Dataset section
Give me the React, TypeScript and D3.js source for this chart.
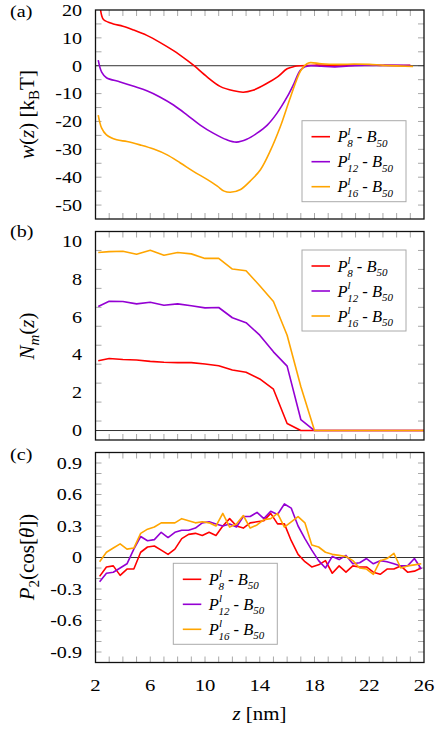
import React from 'react';
import * as d3 from 'd3';

// ---------- Panel (a): w(z) [kBT] ----------
const zA_P8 = [2.3, 2.45, 2.6, 3.3, 4.0, 4.8, 5.75, 6.7, 7.7, 8.7, 9.2, 10.15, 11.1, 12.1, 12.8, 13.5, 14.5, 15.3, 16.0, 16.5, 17.0, 18.0, 20.0, 22.0, 23.0, 25.0];
const wA_P8 = [23, 18, 16.5, 15.0, 14.2, 12.8, 10.9, 8.4, 5.4, 1.9, 0, -4.0, -7.4, -9.0, -9.5, -8.8, -6.4, -4.0, -1.1, -0.3, 0, 0.2, 0.1, 0.3, 0.1, 0.2];
const zA_P12 = [2.2, 2.45, 2.8, 3.8, 4.8, 5.75, 6.7, 7.7, 8.7, 9.65, 10.6, 11.6, 12.3, 13.05, 13.8, 14.55, 15.25, 16.0, 16.5, 16.95, 17.3, 17.7, 18.5, 19.5, 20.5, 22.0, 23.0, 25.0];
const wA_P12 = [2.0, -2.3, -4.3, -5.8, -7.4, -9.0, -11.2, -14.1, -17.7, -21.3, -24.2, -26.6, -27.4, -26.4, -24.2, -21.3, -17.1, -11.2, -6.4, -1.7, -0.4, 0, -0.2, -0.4, -0.1, 0.1, 0.2, 0.1];
const zA_P16 = [2.2, 2.45, 2.8, 3.55, 4.3, 5.25, 6.25, 7.2, 8.2, 9.15, 10.15, 10.9, 11.4, 11.85, 12.6, 13.3, 14.05, 14.8, 15.5, 16.25, 17.0, 17.45, 17.7, 18.5, 19.8, 20.9, 22.0, 23.0, 25.2];
const wA_P16 = [-17.7, -22.4, -24.8, -26.6, -27.2, -28.4, -29.9, -31.9, -34.9, -37.9, -40.8, -43.2, -45.0, -45.4, -44.4, -41.4, -37.3, -30.2, -21.9, -11.2, -1.7, 0.7, 1.1, 0.7, 0.5, 0.6, 0.5, 0.2, -0.3];
const ticksA = [-50, -40, -30, -20, -10, 0, 10, 20];

// ---------- Panel (b): N_m(z) ----------
const zB = [2.2, 3, 4, 5, 6, 7, 8, 9, 10, 11, 12, 13, 14, 15, 16, 17, 18, 19, 20, 21, 22, 23, 24, 25, 26];
const nB_P8 = [3.68, 3.80, 3.75, 3.72, 3.65, 3.60, 3.58, 3.58, 3.51, 3.42, 3.19, 3.07, 2.72, 2.18, 0.37, 0, 0, 0, 0, 0, 0, 0, 0, 0, 0];
const nB_P12 = [6.54, 6.82, 6.81, 6.68, 6.77, 6.61, 6.68, 6.58, 6.47, 6.49, 5.95, 5.69, 5.03, 4.15, 3.40, 0.58, 0, 0, 0, 0, 0, 0, 0, 0, 0];
const nB_P16 = [9.39, 9.44, 9.46, 9.30, 9.51, 9.25, 9.39, 9.32, 9.08, 9.08, 8.52, 8.43, 7.64, 6.81, 5.03, 2.32, 0, 0, 0, 0, 0, 0, 0, 0, 0];
const ticksB = [0, 2, 4, 6, 8, 10];

// ---------- Panel (c): P2(cos[theta]) ----------
const zC = [2.3, 2.8, 3.3, 3.8, 4.3, 4.8, 5.3, 5.8, 6.3, 6.8, 7.3, 7.8, 8.3, 8.8, 9.3, 9.8, 10.3, 10.8, 11.3, 11.8, 12.3, 12.8, 13.3, 13.8, 14.3, 14.8, 15.3, 15.8, 16.3, 16.8, 17.3, 17.8, 18.3, 18.8, 19.3, 19.8, 20.3, 20.8, 21.3, 21.8, 22.3, 22.8, 23.3, 23.8, 24.3, 24.8, 25.3, 25.8];
const pC_P8 = [-0.18, -0.09, -0.08, -0.17, -0.11, -0.11, 0.05, 0.10, 0.11, 0.07, 0.03, 0.08, 0.18, 0.22, 0.23, 0.21, 0.24, 0.21, 0.30, 0.37, 0.30, 0.28, 0.33, 0.34, 0.35, 0.42, 0.32, 0.32, 0.16, 0.03, -0.04, -0.09, -0.07, -0.03, -0.15, -0.08, -0.14, -0.08, -0.09, -0.09, -0.14, -0.16, -0.11, -0.11, -0.08, -0.14, -0.13, -0.10];
const pC_P12 = [-0.23, -0.15, -0.14, -0.10, -0.06, 0.08, 0.20, 0.16, 0.17, 0.24, 0.19, 0.24, 0.26, 0.26, 0.28, 0.33, 0.34, 0.32, 0.30, 0.32, 0.29, 0.39, 0.39, 0.43, 0.37, 0.44, 0.41, 0.51, 0.47, 0.30, 0.18, 0.07, -0.03, -0.10, 0.01, -0.02, 0.02, -0.06, -0.05, -0.01, -0.06, -0.03, -0.04, -0.06, -0.08, -0.08, -0.01, -0.11];
const pC_P16 = [-0.04, 0.05, 0.09, 0.13, 0.08, 0.09, 0.23, 0.27, 0.29, 0.33, 0.33, 0.33, 0.37, 0.35, 0.33, 0.34, 0.33, 0.30, 0.42, 0.29, 0.32, 0.40, 0.28, 0.31, 0.36, 0.37, 0.42, 0.29, 0.34, 0.39, 0.33, 0.12, 0.10, 0.05, 0.03, 0.02, 0.01, -0.03, -0.10, -0.11, -0.16, -0.03, -0.01, 0.04, -0.10, -0.08, -0.07, -0.06];
const ticksC = [-0.9, -0.6, -0.3, 0, 0.3, 0.6, 0.9];

const xTickLabels = [2, 6, 10, 14, 18, 22, 26];
const seriesSubs = ['8', '12', '16'];
const COLORS = ['#ff0000', '#9400d3', '#ffa500'];

const FONT = 'Liberation Serif, Times New Roman, Times, serif';
const X0 = 95.5;
const X1 = 424;
const TICK_COLOR = '#a8a8a8';
const TL = 6;
const STRETCH = 1.22;

const xScale = d3.scaleLinear().domain([2, 26]).range([X0, X1]);

type Series = { xs: number[]; ys: number[] };

function LegendEntry({ x, y, color, sub }: { x: number; y: number; color: string; sub: string }) {
  const tx = x + 26;
  const by = y + 5.5;
  return (
    <g>
      <line x1={x} x2={x + 18.5} y1={y} y2={y} stroke={color} strokeWidth={1.6} />
      <text x={tx} y={by} style={{ fontFamily: FONT }} fontSize={16.5}>
        <tspan fontStyle="italic">P</tspan>
        <tspan fontStyle="italic" fontSize={11} dy={-7.5}>l</tspan>
        <tspan fontStyle="italic" fontSize={11} dx={-3.5} dy={12.5}>{sub}</tspan>
        <tspan dy={-5}>{' - '}</tspan>
        <tspan fontStyle="italic">B</tspan>
        <tspan fontStyle="italic" fontSize={11} dy={4.5}>50</tspan>
      </text>
    </g>
  );
}

function Panel({
  id,
  top,
  bottom,
  yDomain,
  minorStep,
  labelTicks,
  fmt,
  series,
  curve,
  legend,
  showXLabels,
}: {
  id: string;
  top: number;
  bottom: number;
  yDomain: [number, number];
  minorStep: number;
  labelTicks: number[];
  fmt: (v: number) => string;
  series: Series[];
  curve: d3.CurveFactory;
  legend: { x: number; y: number; w: number; h: number };
  showXLabels: boolean;
}) {
  const yScale = d3.scaleLinear().domain(yDomain).range([bottom, top]);
  const line = d3
    .line<[number, number]>()
    .x((d) => xScale(d[0]))
    .y((d) => yScale(d[1]))
    .curve(curve);

  const yMinor: number[] = [];
  const nSteps = Math.round((yDomain[1] - yDomain[0]) / minorStep);
  for (let i = 1; i < nSteps; i++) {
    yMinor.push(Math.round((yDomain[0] + i * minorStep) * 1000) / 1000);
  }
  const xMinor: number[] = [];
  for (let v = 3; v <= 25; v++) xMinor.push(v);

  return (
    <g>
      <defs>
        <clipPath id={`clip-${id}`}>
          <rect x={X0} y={top} width={X1 - X0} height={bottom - top} />
        </clipPath>
      </defs>
      {xMinor.map((v) => (
        <g key={`xt${v}`} stroke={TICK_COLOR} strokeWidth={1}>
          <line x1={xScale(v)} x2={xScale(v)} y1={bottom} y2={bottom - TL} />
          <line x1={xScale(v)} x2={xScale(v)} y1={top} y2={top + TL} />
        </g>
      ))}
      {yMinor.map((v) => (
        <g key={`yt${v}`} stroke={TICK_COLOR} strokeWidth={1}>
          <line x1={X0} x2={X0 + TL} y1={yScale(v)} y2={yScale(v)} />
          <line x1={X1} x2={X1 - TL} y1={yScale(v)} y2={yScale(v)} />
        </g>
      ))}
      <line x1={X0} x2={X1} y1={yScale(0)} y2={yScale(0)} stroke="#333" strokeWidth={1} />
      <g clipPath={`url(#clip-${id})`}>
        {series.map((s, i) => (
          <path
            key={i}
            d={line(s.xs.map((x, j) => [x, s.ys[j]] as [number, number])) || ''}
            fill="none"
            stroke={COLORS[i]}
            strokeWidth={1.6}
            strokeLinejoin="round"
          />
        ))}
      </g>
      <rect x={X0} y={top} width={X1 - X0} height={bottom - top} fill="none" stroke="#111" strokeWidth={1.3} />
      {labelTicks.map((v) => (
        <text
          key={`yl${v}`}
          transform={`translate(82,${yScale(v)}) scale(${STRETCH},1)`}
          dy="0.35em"
          textAnchor="end"
          style={{ fontFamily: FONT }}
          fontSize={16.5}
        >
          {fmt(v)}
        </text>
      ))}
      {showXLabels &&
        xTickLabels.map((v) => (
          <text
            key={`xl${v}`}
            transform={`translate(${xScale(v)},691) scale(${STRETCH},1)`}
            textAnchor="middle"
            style={{ fontFamily: FONT }}
            fontSize={17}
          >
            {v}
          </text>
        ))}
      <rect x={legend.x} y={legend.y} width={legend.w} height={legend.h} fill="#fff" stroke="#aaa" strokeWidth={1} />
      {seriesSubs.map((s, i) => (
        <LegendEntry key={s} x={legend.x + 9.5} y={legend.y + 16 + i * 25} color={COLORS[i]} sub={s} />
      ))}
    </g>
  );
}

export default function App() {
  const fmtInt = (v: number) => String(v);
  const fmtDec = (v: number) => (v === 0 ? '0' : v.toFixed(1));
  return (
    <svg
      width={441}
      height={733}
      viewBox="0 0 441 733"
      style={{ position: 'absolute', left: 0, top: 0, background: '#fff' }}
    >
      <rect x={0} y={0} width={441} height={733} fill="#fff" />
      <Panel
        id="a"
        top={10}
        bottom={219}
        yDomain={[-55, 20]}
        minorStep={5}
        labelTicks={ticksA}
        fmt={fmtInt}
        series={[
          { xs: zA_P8, ys: wA_P8 },
          { xs: zA_P12, ys: wA_P12 },
          { xs: zA_P16, ys: wA_P16 },
        ]}
        curve={d3.curveCatmullRom.alpha(0.5)}
        legend={{ x: 302, y: 120.7, w: 104, h: 81 }}
        showXLabels={false}
      />
      <Panel
        id="b"
        top={231.5}
        bottom={440}
        yDomain={[-0.5, 10.5]}
        minorStep={1}
        labelTicks={ticksB}
        fmt={fmtInt}
        series={[
          { xs: zB, ys: nB_P8 },
          { xs: zB, ys: nB_P12 },
          { xs: zB, ys: nB_P16 },
        ]}
        curve={d3.curveLinear}
        legend={{ x: 302, y: 250, w: 104, h: 81 }}
        showXLabels={false}
      />
      <Panel
        id="c"
        top={452.5}
        bottom={662.5}
        yDomain={[-1, 1]}
        minorStep={0.1}
        labelTicks={ticksC}
        fmt={fmtDec}
        series={[
          { xs: zC, ys: pC_P8 },
          { xs: zC, ys: pC_P12 },
          { xs: zC, ys: pC_P16 },
        ]}
        curve={d3.curveLinear}
        legend={{ x: 173.3, y: 563.3, w: 104, h: 81 }}
        showXLabels={true}
      />
      <text transform={`translate(10,17) scale(${STRETCH},1)`} style={{ fontFamily: FONT }} fontSize={16.5}>(a)</text>
      <text transform={`translate(10,237) scale(${STRETCH},1)`} style={{ fontFamily: FONT }} fontSize={16.5}>(b)</text>
      <text transform={`translate(10,460) scale(${STRETCH},1)`} style={{ fontFamily: FONT }} fontSize={16.5}>(c)</text>
      <text transform="translate(34,114.5) rotate(-90)" textAnchor="middle" style={{ fontFamily: FONT }} fontSize={21}>
        <tspan fontStyle="italic">w</tspan>(<tspan fontStyle="italic">z</tspan>) [k
        <tspan fontSize={15} dy={5}>B</tspan>
        <tspan dy={-5}>T]</tspan>
      </text>
      <text transform="translate(34,336) rotate(-90)" textAnchor="middle" style={{ fontFamily: FONT }} fontSize={21}>
        <tspan fontStyle="italic">N</tspan>
        <tspan fontStyle="italic" fontSize={15} dy={5}>m</tspan>
        <tspan dy={-5}>(</tspan>
        <tspan fontStyle="italic">z</tspan>)
      </text>
      <text transform="translate(34,557) rotate(-90)" textAnchor="middle" style={{ fontFamily: FONT }} fontSize={21}>
        <tspan fontStyle="italic">P</tspan>
        <tspan fontSize={15} dy={5}>2</tspan>
        <tspan dy={-5}>(cos[</tspan>
        <tspan fontStyle="italic">θ</tspan>])
      </text>
      <text transform={`translate(259.5,720) scale(1.1,1)`} textAnchor="middle" style={{ fontFamily: FONT }} fontSize={19}>
        <tspan fontStyle="italic">z</tspan> [nm]
      </text>
    </svg>
  );
}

Exercise instructions
Look at the listing and set down only the lines from its start through the line with "import * as d3 from 'd3';", word for word and without pictures.

Output for this exercise
Give me the React, TypeScript and D3.js source for this chart.
import React from 'react';
import * as d3 from 'd3';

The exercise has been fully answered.